Creating Boundaries to Protect your Marriage


Marriages need protection! Marriages have enemies that will undermine the fragile connection between husband and wife. You protect your home from unwanted intruders. Do you protect your marriage from harm or do you ignore dangers until the damage has been done?

Most of your activities...even your friends can be divided into those who are friendly to your marriage, neutral, or unfriendly to your marriage. An activity or friendship can be good for you but not good for your marriage.

"I need to have time with my buddies."

"I feel better when I spend time alone."

"I need time to decompress by watching my TV shows."

All activities that are good for you are not good for your marriage.

Take time to do this exercise: Make a list of the people with whom you spend the most time and the activities you do the most. Beside each person and activity place a plus sign, a zero or a negative sign for those activities that are marriage-friendly, neutral or unfriendly to your marriage.

For instance, a girlfriend that speaks poorly of her marriage and encourages "girl-time" versus couple activities may be considered marriage unfriendly. Golf could be neutral if your husband comes home energized and enthused to be with you or marriage unfriendly if he comes home and sleeps off the several beers he consumed during his outing.

Marriage friendly activities and friends are those which encourage you to maintain and improve your connection with your spouse.

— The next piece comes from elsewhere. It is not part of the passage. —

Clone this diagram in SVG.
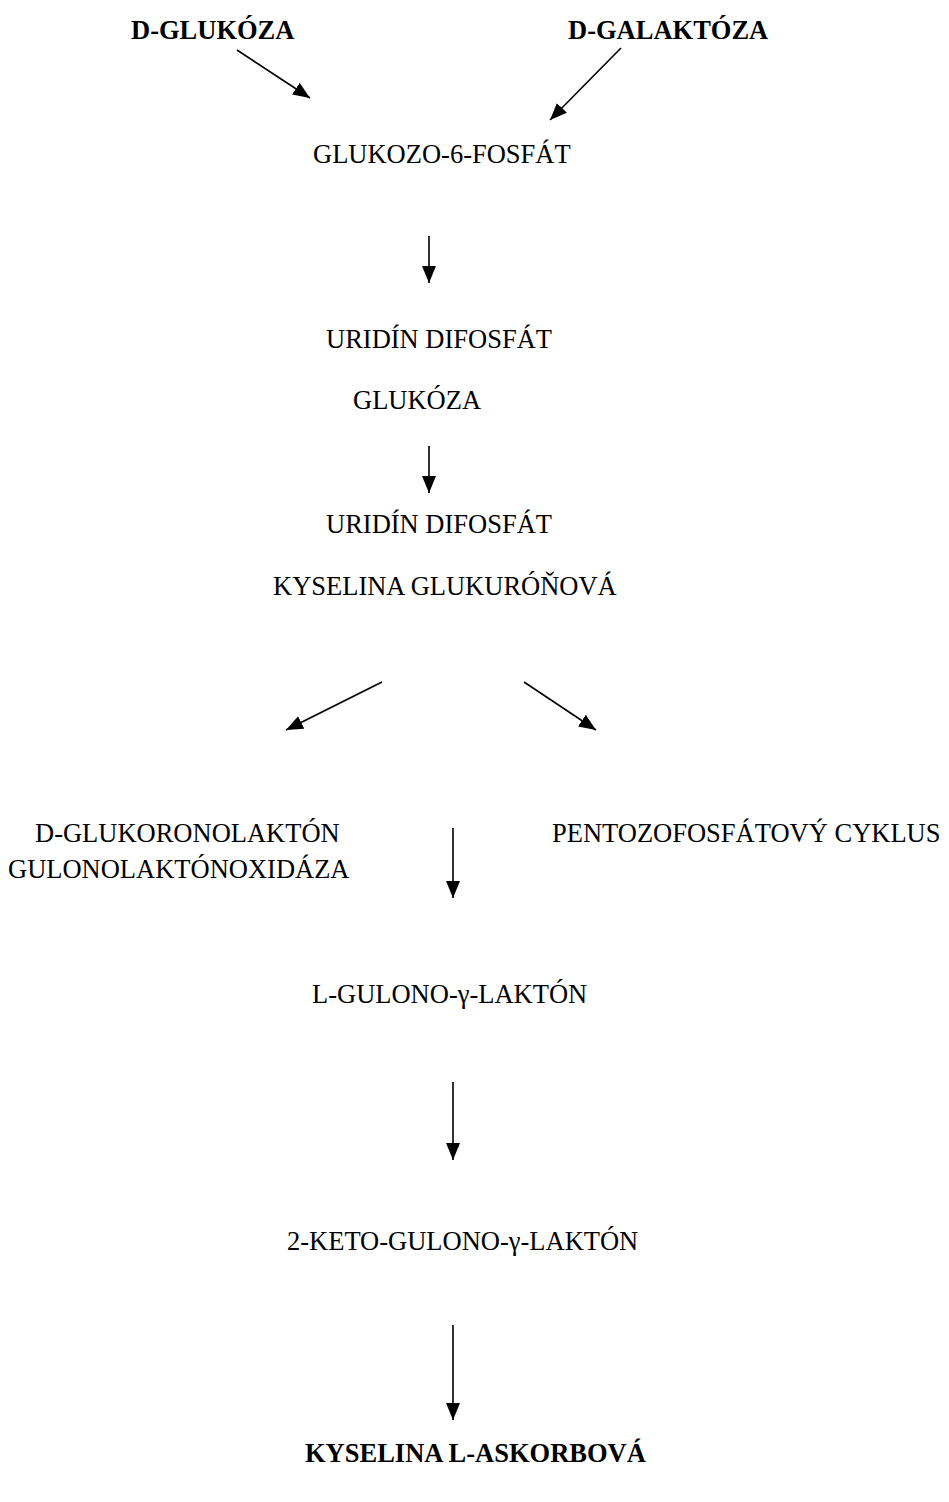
<svg xmlns="http://www.w3.org/2000/svg" width="949" height="1502" viewBox="0 0 949 1502">
<style>
text{font-family:"Liberation Serif","Times New Roman",serif;font-size:26.5px;fill:#000}
.b{font-weight:bold}
.c{stroke:#000;stroke-width:1.6;fill:none;marker-end:url(#ah)}
</style>
<defs>
<marker id="ah" markerUnits="userSpaceOnUse" markerWidth="20" markerHeight="16" refX="17" refY="7" orient="auto">
<path d="M0,0 L17,7 L0,14 Z" fill="#000"/>
</marker>
</defs>
<rect width="949" height="1502" fill="#fff"/>
<g id="n-dglukoza"><text class="b" x="131" y="39">D-GLUKÓZA</text></g>
<g id="n-dgalaktoza"><text class="b" x="568" y="39">D-GALAKTÓZA</text></g>
<g id="n-g6p"><text x="313" y="163">GLUKOZO-6-FOSFÁT</text></g>
<g id="n-udpg"><text x="326" y="348">URIDÍN DIFOSFÁT</text><text x="353" y="409">GLUKÓZA</text></g>
<g id="n-udpga"><text x="326" y="533">URIDÍN DIFOSFÁT</text><text x="273" y="595">KYSELINA GLUKURÓŇOVÁ</text></g>
<g id="n-dgl"><text x="35" y="842">D-GLUKORONOLAKTÓN</text><text x="8" y="878">GULONOLAKTÓNOXIDÁZA</text></g>
<g id="n-ppc"><text x="552" y="842">PENTOZOFOSFÁTOVÝ CYKLUS</text></g>
<g id="n-lgl"><text x="312" y="1003">L-GULONO-γ-LAKTÓN</text></g>
<g id="n-kgl"><text x="287" y="1250">2-KETO-GULONO-γ-LAKTÓN</text></g>
<g id="n-asc"><text class="b" x="305" y="1462">KYSELINA L-ASKORBOVÁ</text></g>
<g id="connectors">
<line class="c" x1="237" y1="50" x2="310" y2="98"/>
<line class="c" x1="621" y1="48" x2="550" y2="120"/>
<line class="c" x1="429" y1="236" x2="429" y2="283"/>
<line class="c" x1="429" y1="446" x2="429" y2="493"/>
<line class="c" x1="382" y1="682" x2="286" y2="730"/>
<line class="c" x1="524" y1="682" x2="596" y2="730"/>
<line class="c" x1="453" y1="828" x2="453" y2="898"/>
<line class="c" x1="453" y1="1082" x2="453" y2="1160"/>
<line class="c" x1="453" y1="1325" x2="453" y2="1420"/>
</g>
</svg>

After you complete this inventory, ask yourself whether you have allowed too many enemies of your marriage to enter your lifestyle. Or have you developed too few marriage-friendly activities and relationships? What activities could you add which would likely create a stronger bond in your relationship?

It is not always the big blows that bring down a marriage, often a marriage dies from "a thousand paper cuts." How many couples wake up to find that one or both have lost their emotional, physical and sexual connection only because they have failed to nurture their marriage?

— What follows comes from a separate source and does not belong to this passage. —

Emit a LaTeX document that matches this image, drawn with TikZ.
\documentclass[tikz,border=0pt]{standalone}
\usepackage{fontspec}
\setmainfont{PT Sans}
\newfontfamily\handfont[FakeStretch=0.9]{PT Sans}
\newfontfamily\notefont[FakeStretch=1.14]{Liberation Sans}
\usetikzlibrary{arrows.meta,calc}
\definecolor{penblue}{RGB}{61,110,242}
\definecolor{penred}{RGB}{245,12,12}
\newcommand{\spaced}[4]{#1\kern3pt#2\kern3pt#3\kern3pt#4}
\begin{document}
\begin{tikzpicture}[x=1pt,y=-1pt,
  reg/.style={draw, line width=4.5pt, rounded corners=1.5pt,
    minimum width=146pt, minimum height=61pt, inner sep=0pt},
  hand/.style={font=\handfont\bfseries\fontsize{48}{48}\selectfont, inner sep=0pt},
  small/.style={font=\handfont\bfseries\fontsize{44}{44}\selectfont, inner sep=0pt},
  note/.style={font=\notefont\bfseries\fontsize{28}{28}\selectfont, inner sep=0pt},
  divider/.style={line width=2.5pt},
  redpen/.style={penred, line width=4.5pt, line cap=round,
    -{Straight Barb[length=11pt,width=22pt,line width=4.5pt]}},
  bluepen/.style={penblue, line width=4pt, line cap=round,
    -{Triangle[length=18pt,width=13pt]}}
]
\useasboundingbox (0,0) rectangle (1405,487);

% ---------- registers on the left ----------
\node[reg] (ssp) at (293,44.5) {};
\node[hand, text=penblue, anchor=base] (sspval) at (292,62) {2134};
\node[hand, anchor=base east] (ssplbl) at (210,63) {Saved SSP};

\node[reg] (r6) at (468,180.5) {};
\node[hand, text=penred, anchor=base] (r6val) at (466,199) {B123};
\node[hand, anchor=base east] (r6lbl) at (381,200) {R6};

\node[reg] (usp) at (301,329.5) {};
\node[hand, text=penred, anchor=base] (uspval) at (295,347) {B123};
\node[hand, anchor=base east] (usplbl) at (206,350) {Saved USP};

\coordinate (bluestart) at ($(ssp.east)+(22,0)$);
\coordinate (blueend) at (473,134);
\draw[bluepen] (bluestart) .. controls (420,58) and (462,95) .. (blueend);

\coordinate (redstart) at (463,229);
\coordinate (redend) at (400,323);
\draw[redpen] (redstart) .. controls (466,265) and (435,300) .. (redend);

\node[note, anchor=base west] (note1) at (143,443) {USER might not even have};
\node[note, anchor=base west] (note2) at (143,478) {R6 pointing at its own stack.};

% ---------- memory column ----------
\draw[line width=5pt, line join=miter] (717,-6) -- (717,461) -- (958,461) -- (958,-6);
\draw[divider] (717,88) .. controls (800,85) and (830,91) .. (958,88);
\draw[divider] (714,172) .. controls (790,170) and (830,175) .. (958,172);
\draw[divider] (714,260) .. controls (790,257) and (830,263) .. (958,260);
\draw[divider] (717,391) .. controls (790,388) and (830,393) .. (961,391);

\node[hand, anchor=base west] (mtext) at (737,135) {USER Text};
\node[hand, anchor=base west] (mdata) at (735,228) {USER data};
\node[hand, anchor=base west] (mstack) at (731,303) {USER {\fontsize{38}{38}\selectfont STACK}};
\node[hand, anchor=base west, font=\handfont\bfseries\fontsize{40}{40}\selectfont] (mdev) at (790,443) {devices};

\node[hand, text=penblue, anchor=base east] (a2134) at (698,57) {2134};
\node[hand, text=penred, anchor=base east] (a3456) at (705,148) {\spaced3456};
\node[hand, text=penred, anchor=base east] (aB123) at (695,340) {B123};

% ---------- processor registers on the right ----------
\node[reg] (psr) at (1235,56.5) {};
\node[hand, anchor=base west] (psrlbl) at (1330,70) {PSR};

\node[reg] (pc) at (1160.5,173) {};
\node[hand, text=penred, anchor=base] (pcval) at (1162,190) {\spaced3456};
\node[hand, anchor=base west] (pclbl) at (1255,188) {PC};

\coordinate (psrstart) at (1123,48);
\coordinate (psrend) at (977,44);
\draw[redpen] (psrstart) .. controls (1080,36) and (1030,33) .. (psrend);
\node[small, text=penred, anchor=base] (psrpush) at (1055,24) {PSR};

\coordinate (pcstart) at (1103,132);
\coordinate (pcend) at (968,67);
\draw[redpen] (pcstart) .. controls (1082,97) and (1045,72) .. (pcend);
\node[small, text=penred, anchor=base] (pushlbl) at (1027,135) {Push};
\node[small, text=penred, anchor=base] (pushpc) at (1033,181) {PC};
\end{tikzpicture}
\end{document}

Perhaps your relationship needs more marriage-friendly activities or fewer marriage-unfriendly activities. Take time to discuss your inventory with your partner and ask him or her to also complete the exercise. You will probably find out that you disagree on what activities are friendly and unfriendly to your relationship.

Instead of arguing about this, listen to your partner's complaints and take time to assess the cost to your marriage before you defend the activity or relationship. Make it clear to your partner that you want to protect your relationship!